Perlu diketahui bahwa sampai berubah nama, GKJ Sukoharjo belumlah memiliki tempat ibadah sendiri. Untuk tempat kebaktian dipakailah rumah Bp.S.Hadisuprapta, Bulusari, Sukoharjo. Baru setelah Bp.Pdt.J.Atmaredjaka menempati rumahnya di Sukoharjo, maka pada tahun 1962 tempat ibadah mulai berpindah ke Pulosari, rumah Bp.J.Atmaredjaka.

Menyadari betapa pentingnya peran tempat ibadah sebagai tempat pembinaan iman dan sekaligus sebagai tempat ibadah, maka majelis membuat panitia pembangunan gedung gereja induk Sukoharjo. Sekalipun disadari bahwa soal ekonomi jemaat masih dirasakan menjadi penghambat untuk mewujudkan pembangunan tempat ibadah, namun demikian panitia mempunyai gambaran ;"jika setiap warga mempersembahkan sebagian emper rumahnya, pasti gedung gereja dapat terealisasi". Panitia kemudian mengharapkan bagi pegawai yang menjadi warganya untuk mempersembahkan sebesar gajinya sebulan untuk pembangunan tempat ibadah ini dengan dapat diangsur sepuluh kali angsuran.

GKJ Sukoharjo

Makin lama tekad panitia ini makin menjadi kenyataan; tanah untuk keperluan tersebut dapat dibeli.
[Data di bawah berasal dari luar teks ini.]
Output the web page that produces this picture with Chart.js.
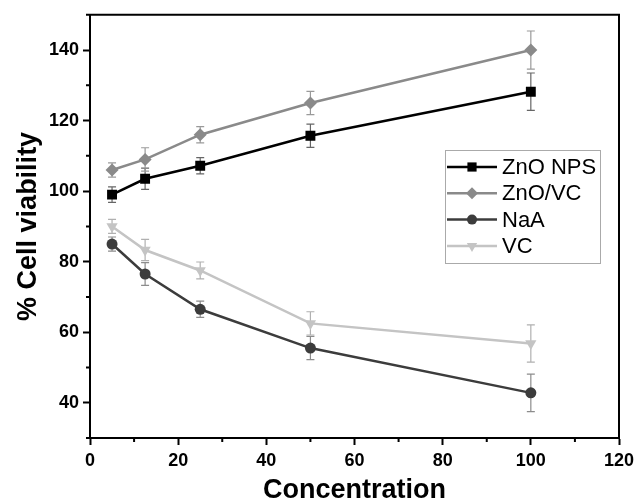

Pada saat yang hampir bersamaan ada perkunjungan gerejawi yang dilakukan oleh utusan gereja parnert, GKN. Utusan itu sedang mengadakan perkunjungan ke daerah Sala dan sekitarnya, termasuk ke Wonogiri. Kesempatan baik ini dipergunakan oleh majelis dan panitia pembangunan untuk meminta bantuan dari GKN. Pada waktu itu kebetulan ada seorang warga GKJ Sukoharjo bernama Bp. Wandyapranata yang menjabat sebagai Bupati Daerah Tingkat II Sukoharjo yang juga lancar berbahasa Belanda. Kemampuan dan kesempatan baik ini dimanfaatkan untuk mengadakan kontak langsung dengan utusan dari GKN. Pertemuan berlangsung di rumah dinas Bupati dan menghasilkan bantuan yang diharapkan. GKN pada waktu itu memberi bantuan sebesar Rp. 580.000,00. Perlu diketahui bahwa saat itu baru saja terjadi perubahan nilai rupiah, dari Rp. 1000,00 menjadi Rp.1,00. Dana ini kemudian dimanfaatkan untuk pembangunan, dan masih ditambah dengan usaha panitia yang lain baik dari dalam maupun dari luar gereja. Akhirnya gedung gereja dapat berdiri di lokasi Purwareja, Jetis, Sukoharjo. Dan sejak tahun 1970 secara difinitif gedung tersebut sudah dapat dipergunakan untuk kebaktian secara rutin. Papan nama terpampang dengan nama GEREJA KRISTEN JAWA SUKOHARJO.

 Pemanggilan Bp. Thomas Sukamsi S.Th Sebagai Pendeta GKJ Sukoharjo.

Setelah Bp. Pdt. J. Admaredjaka memasuki masa emiritus, GKJ Sukoharjo tidak lagi memiliki seorang pendeta. Padahal kebutuhan pelayanan seorang pendeta bagi sebuah gereja dewasa sangatlah dibutuhkan. Untuk itu GKJ Sukoharjo bermaksud memanggil seorang pendeta sebagai pengganti beliau. Namun mengingat latar belakang potensi jemaat, khususnya dalam bidang keuangan agak rendah, maka peluang untuk memanggil seorang pendeta agaknya masih sulit dipenuhi. Itulah sebabnya GKJ Sukoharjo masih membutuhkan pelayanan dari Bp. Pdt. Em. J.Atmaredjaka untuk melayani berbagai macam pelayanan di GKJ Sukoharjo, baik pelayanan nikah, sakramen baptis maupun sakramen perjamuan kudus.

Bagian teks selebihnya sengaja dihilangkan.